We figured this out at my $work
when a “memory leak” was observed (behavior: memory grows without bound as Foo
objects are created and destroyed; whether you want to call this a memory leak is debatable, but the end result is the same) and we eventually narrowed it down to the behavior of functools.cache
in this case. In our case, the result was the vanilla straightforward result of a typical memory leak - eventually we ran out of memory and crashed. Other unintended effects could happen, such as not performing any finalization at the expected time, etc.
Now, to be fair, functools.cache
does not advertise that it’s okay to decorate methods with it - it only uses the word “function” in its documentation. So maybe this use case was never expected to work.

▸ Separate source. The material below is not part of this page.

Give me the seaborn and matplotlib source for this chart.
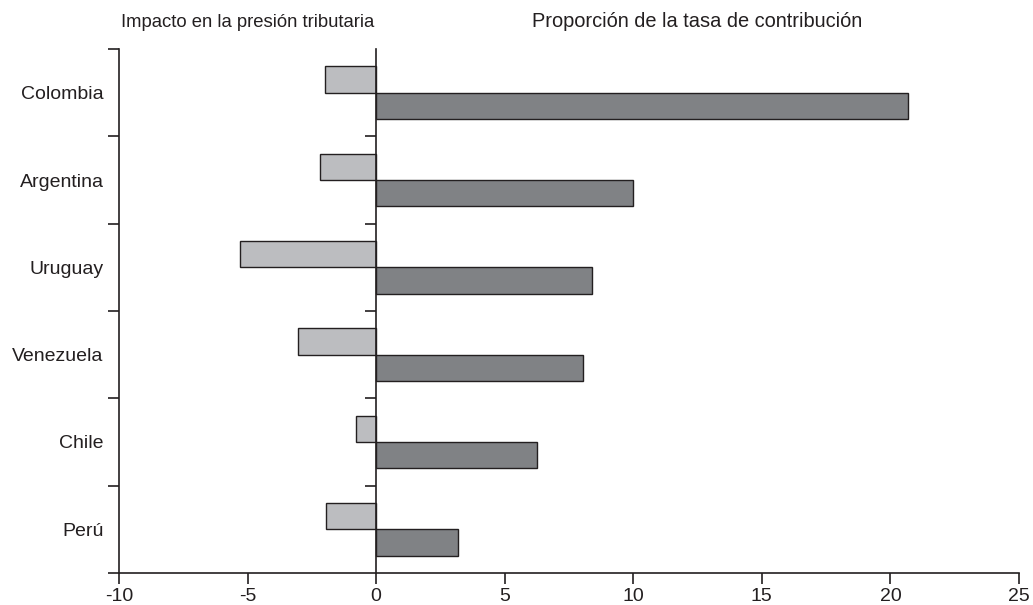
import numpy as np
import pandas as pd
import matplotlib
matplotlib.use("Agg")
import matplotlib.pyplot as plt
import seaborn as sns

paises = ["Colombia", "Argentina", "Uruguay", "Venezuela", "Chile", "Perú"]
impacto_presion = [-2.0, -2.2, -5.3, -3.05, -0.8, -1.95]
proporcion_tasa = [20.7, 10.0, 8.4, 8.05, 6.25, 3.2]
series = ["Impacto en la presión tributaria", "Proporción de la tasa de contribución"]
xticks = [-10, -5, 0, 5, 10, 15, 20, 25]

df = pd.DataFrame({
    "pais": paises * 2,
    "serie": [series[0]] * len(paises) + [series[1]] * len(paises),
    "valor": impacto_presion + proporcion_tasa,
})

sns.set_theme(style="white")
plt.rcParams["font.family"] = ["Liberation Sans", "DejaVu Sans"]

ink = "#231f20"
fig = plt.figure(figsize=(10.33, 6.05), dpi=100)
ax = fig.add_axes([0.1152, 0.0529, 0.8712, 0.8661])

sns.barplot(data=df, y="pais", x="valor", hue="serie", order=paises,
            hue_order=series, palette=["#bcbdc0", "#808285"], orient="h",
            width=0.6, dodge=True, gap=0, edgecolor=ink, linewidth=1.0,
            saturation=1, legend=False, ax=ax)

ax.set_xlim(-10, 25)
ax.set_ylim(len(paises) - 0.5, -0.5)
ax.set_xlabel("")
ax.set_ylabel("")

for side in ["top", "right"]:
    ax.spines[side].set_visible(False)
for side in ["left", "bottom"]:
    ax.spines[side].set_color(ink)
    ax.spines[side].set_linewidth(1.2)

ax.set_xticks(xticks)
ax.set_xticklabels([str(v) for v in xticks])
ax.tick_params(axis="x", direction="out", length=8, width=1.2, color=ink,
               labelsize=14, labelcolor=ink, pad=3, bottom=True)

bounds = np.arange(-0.5, len(paises), 1.0)
ax.set_yticks(range(len(paises)))
ax.set_yticklabels(paises)
ax.set_yticks(bounds, minor=True)
ax.tick_params(axis="y", which="major", length=0, labelsize=14,
               labelcolor=ink, pad=11)
ax.tick_params(axis="y", which="minor", direction="out", length=8,
               width=1.2, color=ink, left=True)

# eje vertical en cero con marcas entre países
ax0 = ax.twinx()
ax0.set_ylim(ax.get_ylim())
for side in ["top", "left", "bottom"]:
    ax0.spines[side].set_visible(False)
ax0.spines["right"].set_position(("data", 0))
ax0.spines["right"].set_color(ink)
ax0.spines["right"].set_linewidth(1.2)
ax0.set_yticks([])
ax0.set_yticks(bounds[1:-1], minor=True)
ax0.tick_params(axis="y", which="minor", direction="in", length=8,
                width=1.2, color=ink, right=True, labelright=False)
ax0.grid(False)

ax.text(-5, 1.035, series[0], transform=ax.get_xaxis_transform(),
        ha="center", va="bottom", fontsize=13.3, color=ink)
ax.text(12.5, 1.035, series[1], transform=ax.get_xaxis_transform(),
        ha="center", va="bottom", fontsize=14.4, color=ink)

fig.savefig("out.png", dpi=100)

But since methods are “just” a specific type of function (one that knows its associated self
, IIUC), one could expect that it’s okay to use functools.cache
on them, too.
So I would argue that the principal of least surprise, when a method is decorated with functools.cache
, is that the cache’s lifespan should be the same as as the method’s lifespan, which the same as the object’s lifespan, and that adding a cache should not affect the object’s lifespan.
This behavior has been observed before, for example in this SO thread: caching - Python functools lru_cache with instance methods: release object - Stack Overflow .
I propose that functools.cache
be amended so that when it decorates an instance method, it doesn’t have this behavior of altering the lifespan of that instance. How do people feel about that?
I have not attempted to create a solution yet. I’ve only looked briefly at the functools.cache
code to see where the cache lives, which I kind of expected to be in some kind of global, but that does not seem to be the case in a straightforward way.